*GIVEN TASK*.
State how many lines in the listing below include the word "matplotlib", and add nothing besides the number.

■ ■ ■ ■ ■ ■ ■

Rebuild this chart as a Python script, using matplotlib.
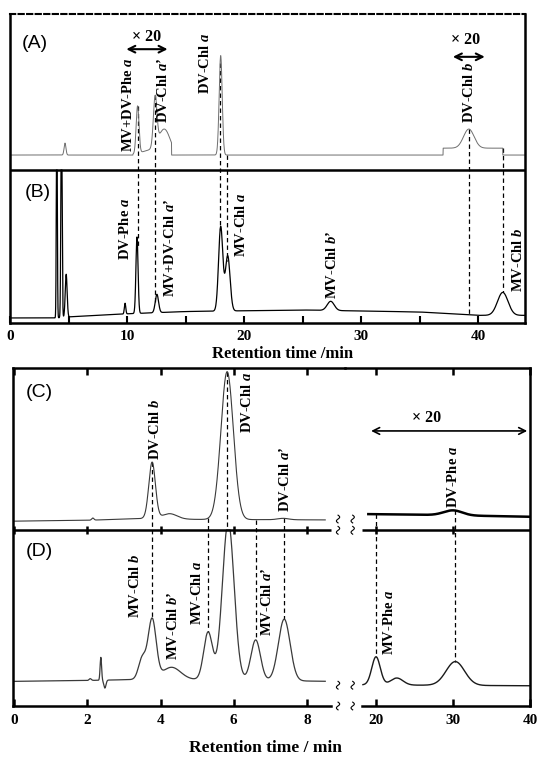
import numpy as np
import matplotlib.pyplot as plt

plt.rcParams['mathtext.fontset'] = 'custom'
plt.rcParams['mathtext.rm'] = 'Liberation Serif:bold'
plt.rcParams['mathtext.it'] = 'Liberation Serif:italic:bold'
plt.rcParams['mathtext.bf'] = 'Liberation Serif:bold'

SERIF = dict(family='Liberation Serif', weight='bold')
LBL = 10.5

# ---------------- (A)/(B): full run, 0-44 min ----------------
# trace A (upper) : flat baseline + peaks, two x20 windows
A_base_t = [0, 44]
A_base_y = [1.098, 1.098]
A_rt = [4.7, 18.0]
A_h = [0.078, 0.65]
A_w = [0.08, 0.13]
# window: start, end, offset, retention times, heights, widths
A_win = [
    (10.5, 13.8, 0.0, [10.9, 12.0, 12.4, 13.2], [0.31, 0.03, 0.32, 0.16], [0.12, 0.8, 0.15, 0.5]),
    (37.0, 42.1, 0.045, [39.2], [0.125], [0.45]),
]

# trace B (lower)
B_base_t = [0, 4, 5, 10, 15, 25, 35, 40, 44]
B_base_y = [0.033, 0.033, 0.04, 0.06, 0.075, 0.085, 0.072, 0.05, 0.05]
B_rt = [4.0, 4.4, 4.8, 9.83, 10.85, 12.55, 18.0, 18.6, 27.4, 42.1]
B_h = [1.5, 1.5, 0.28, 0.07, 0.50, 0.12, 0.55, 0.36, 0.06, 0.15]
B_w = [0.04, 0.05, 0.08, 0.06, 0.09, 0.14, 0.18, 0.2, 0.3, 0.45]

AB_dash = [10.9, 12.4, 17.95, 18.5, 39.2, 42.1]
A_labels = [("MV+DV-Phe $a$", 10.1, 1.12), ("DV-Chl $a$\u2019", 13.1, 1.31),
            ("DV-Chl $a$", 16.7, 1.50), ("DV-Chl $b$", 39.2, 1.31)]
B_labels = [("DV-Phe $a$", 9.8, 0.41), ("MV+DV-Chl $a$\u2019", 13.7, 0.17),
            ("MV-Chl $a$", 19.7, 0.43), ("MV-Chl $b$\u2019", 27.5, 0.16),
            ("MV-Chl $b$", 43.4, 0.20)]

# ---------------- (C)/(D): broken axis 0-8.65 | 18.2-40 min ----------------
C_base_t = [0, 2, 3.5, 5, 8.65]
C_base_y = [1.050, 1.055, 1.065, 1.060, 1.057]
C_rt = [2.15, 3.77, 4.25, 5.82, 7.35]
C_h = [0.012, 0.32, 0.03, 0.84, 0.008]
C_w = [0.03, 0.09, 0.2, 0.17, 0.15]

C2_base_t = [19.0, 28, 40]
C2_base_y = [1.09, 1.085, 1.075]
C2_rt = [30.0]
C2_h = [0.028]
C2_w = [1.2]

D_base_t = [0, 2, 3.2, 5, 8.65]
D_base_y = [0.14, 0.145, 0.15, 0.15, 0.14]
D_rt = [2.08, 2.37, 2.48, 3.5, 3.77, 4.3, 5.3, 5.85, 6.6, 7.38]
D_h = [0.01, 0.13, -0.045, 0.12, 0.34, 0.07, 0.27, 0.9, 0.23, 0.35]
D_w = [0.03, 0.02, 0.03, 0.1, 0.11, 0.25, 0.12, 0.16, 0.13, 0.16]

D2_base_t = [18.3, 40]
D2_base_y = [0.12, 0.115]
D2_rt = [20.0, 22.7, 30.3]
D2_h = [0.16, 0.04, 0.135]
D2_w = [0.55, 0.8, 1.2]

CD_dash = [3.77, 5.3, 5.82, 6.6, 7.37]
CD2_dash = [20.0, 30.2]
C_labels = [("DV-Chl $b$", 3.85, 1.40), ("DV-Chl $a$", 6.37, 1.55), ("DV-Chl $a$\u2019", 7.4, 1.10)]
C2_labels = [("DV-Phe $a$", 30.0, 1.125)]
D_labels = [("MV-Chl $b$", 3.3, 0.50), ("MV-Chl $b$\u2019", 4.34, 0.26),
            ("MV-Chl $a$", 5.0, 0.46), ("MV-Chl $a$\u2019", 6.9, 0.40)]
D2_labels = [("MV-Phe $a$", 21.7, 0.29)]


def peaks(t, rt, h, w):
    y = np.zeros_like(t)
    for r, a, s in zip(rt, h, w):
        y += a * np.exp(-0.5 * ((t - r) / s) ** 2)
    return y


def trace(t, bt, by, rt, h, w, wins=()):
    y = np.interp(t, bt, by) + peaks(t, rt, h, w)
    for x0, x1, off, r, a, s in wins:
        m = (t >= x0) & (t <= x1)
        y[m] += off + peaks(t[m], r, a, s)
    return y


def vlabel(ax, items):
    for txt, x, y in items:
        ax.text(x, y, txt, rotation=90, ha='center', va='bottom', fontsize=LBL, **SERIF)


def connect(ax, xs, f_top, f_bot):
    for x in xs:
        xx = np.array([x])
        ax.plot([x, x], [f_top(xx)[0], f_bot(xx)[0]], color='k', lw=0.9,
                dashes=(3.5, 2.5), zorder=1)


def squiggle(ax, xb, yb):
    # small vertical wave used as an axis-break mark
    s = np.linspace(-1, 1, 25)
    ax.plot(xb + 0.045 * np.sin(np.pi * s), yb + 0.022 * s, color='k', lw=0.8,
            clip_on=False, zorder=5)


W, H = 539, 758


def box(x0, y0, x1, y1):
    return [x0 / W, 1 - y1 / H, (x1 - x0) / W, (y1 - y0) / H]


fig = plt.figure(figsize=(W / 100, H / 100), dpi=100)

# ---------- top panel ----------
ax1 = fig.add_axes(box(10, 14, 525, 323))
t = np.linspace(0, 44, 6000)
fA = lambda x: trace(x, A_base_t, A_base_y, A_rt, A_h, A_w, A_win)
fB = lambda x: np.minimum(trace(x, B_base_t, B_base_y, B_rt, B_h, B_w), 1.0)
ax1.plot(t, fA(t), color='#6e6e6e', lw=0.7)
ax1.plot(t, fB(t), color='k', lw=0.9)
ax1.axhline(1.0, color='k', lw=1.8)
connect(ax1, AB_dash, fA, fB)
vlabel(ax1, A_labels)
vlabel(ax1, B_labels)
ax1.annotate('', xy=(9.7, 1.79), xytext=(13.7, 1.79),
             arrowprops=dict(arrowstyle='<->', lw=1.5, mutation_scale=12))
ax1.text(11.7, 1.82, '\u00d7 20', ha='center', va='bottom', fontsize=11.5, **SERIF)
ax1.annotate('', xy=(37.6, 1.74), xytext=(40.8, 1.74),
             arrowprops=dict(arrowstyle='<->', lw=1.5, mutation_scale=12))
ax1.text(38.9, 1.80, '\u00d7 20', ha='center', va='bottom', fontsize=11.5, **SERIF)
ax1.text(2.1, 1.83, '(A)', ha='center', va='center', fontsize=14, family='Liberation Sans')
ax1.text(2.4, 0.85, '(B)', ha='center', va='center', fontsize=14, family='Liberation Sans')

ax1.set_xlim(0, 44)
ax1.set_ylim(0, 2.02)
ax1.set_xticks([0, 10, 20, 30, 40])
ax1.set_xticks([5, 15, 25, 35], minor=True)
ax1.set_yticks([])
ax1.tick_params(axis='x', which='both', direction='in', length=5, width=1.5, pad=5)
for lab in ax1.get_xticklabels():
    lab.set_fontproperties('Liberation Serif')
    lab.set_fontweight('bold')
    lab.set_fontsize(11)
for s in ['left', 'right', 'bottom']:
    ax1.spines[s].set_linewidth(1.8)
ax1.spines['top'].set_linewidth(1.5)
ax1.spines['top'].set_linestyle((0, (2.5, 1.6)))
ax1.set_xlabel('Retention time /min', fontsize=12, labelpad=1, **SERIF)
ax1.xaxis.set_label_coords(0.53, -0.075)

# ---------- bottom panel: left and right halves of the broken axis ----------
ax3 = fig.add_axes(box(345, 368, 530, 706))
ax2 = fig.add_axes(box(13, 368, 345, 706))
ax2.patch.set_visible(False)
tl = np.linspace(0, 8.5, 3000)
tr = np.linspace(18.3, 40, 3000)
tc = np.linspace(19.0, 40, 3000)
fC = lambda x: trace(x, C_base_t, C_base_y, C_rt, C_h, C_w)
fD = lambda x: np.minimum(trace(x, D_base_t, D_base_y, D_rt, D_h, D_w), 1.0)
fC2 = lambda x: trace(x, C2_base_t, C2_base_y, C2_rt, C2_h, C2_w)
fD2 = lambda x: trace(x, D2_base_t, D2_base_y, D2_rt, D2_h, D2_w)

ax2.plot(tl, fC(tl), color='#3a3a3a', lw=0.8)
ax2.plot(tl, fD(tl), color='#3a3a3a', lw=0.9)
ax3.plot(tc, fC2(tc), color='k', lw=1.8)
ax3.plot(tr, fD2(tr), color='#1a1a1a', lw=1.0)
connect(ax2, CD_dash, fC, fD)
connect(ax3, CD2_dash, fC2, fD2)
vlabel(ax2, C_labels)
vlabel(ax2, D_labels)
vlabel(ax3, C2_labels)
vlabel(ax3, D2_labels)
ax3.annotate('', xy=(19.0, 1.5625), xytext=(40.0, 1.5625),
             arrowprops=dict(arrowstyle='<->', lw=1.2, mutation_scale=12))
ax3.text(26.6, 1.59, '\u00d7 20', ha='center', va='bottom', fontsize=11.5, **SERIF)
ax2.text(0.68, 1.78, '(C)', ha='center', va='center', fontsize=14, family='Liberation Sans')
ax2.text(0.68, 0.875, '(D)', ha='center', va='center', fontsize=14, family='Liberation Sans')

left_ticks = [0, 2, 4, 6, 8]
right_ticks = [20, 30, 40]
ax2.set_xlim(-0.03, 9.04)
ax3.set_xlim(15.97, 40.0)
for ax, ticks, lo, hi in [(ax2, left_ticks, -0.03, 8.65), (ax3, right_ticks, 18.2, 40.0)]:
    ax.set_ylim(0, 1.92)
    ax.set_yticks([])
    ax.set_xticks(ticks)
    ax.tick_params(axis='x', direction='in', length=5, width=1.8, top=True, pad=6)
    for lab in ax.get_xticklabels():
        lab.set_fontproperties('Liberation Serif')
        lab.set_fontweight('bold')
        lab.set_fontsize(11)
    for s in ax.spines.values():
        s.set_linewidth(1.8)
    ax.spines['bottom'].set_bounds(lo, hi)
    ax.hlines(1.0, lo, hi, color='k', lw=1.8)
    inner = [v for v in ticks if lo < v < 40]
    ax.vlines(inner, 0.975, 1.025, color='k', lw=1.8)
ax2.spines['right'].set_visible(False)
ax3.spines['left'].set_visible(False)

# axis-break marks
for xb in [8.85, 9.25]:
    for yb in [1.062, 0.998, 0.118, 0.0]:
        squiggle(ax2, xb, yb)

fig.text(265 / W, 1 - 748 / H, 'Retention time / min', ha='center', va='center',
         fontsize=12.5, **SERIF)

fig.savefig('out.png', dpi=100)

■ ■ ■ ■ ■ ■ ■

*SOLUTION*.
2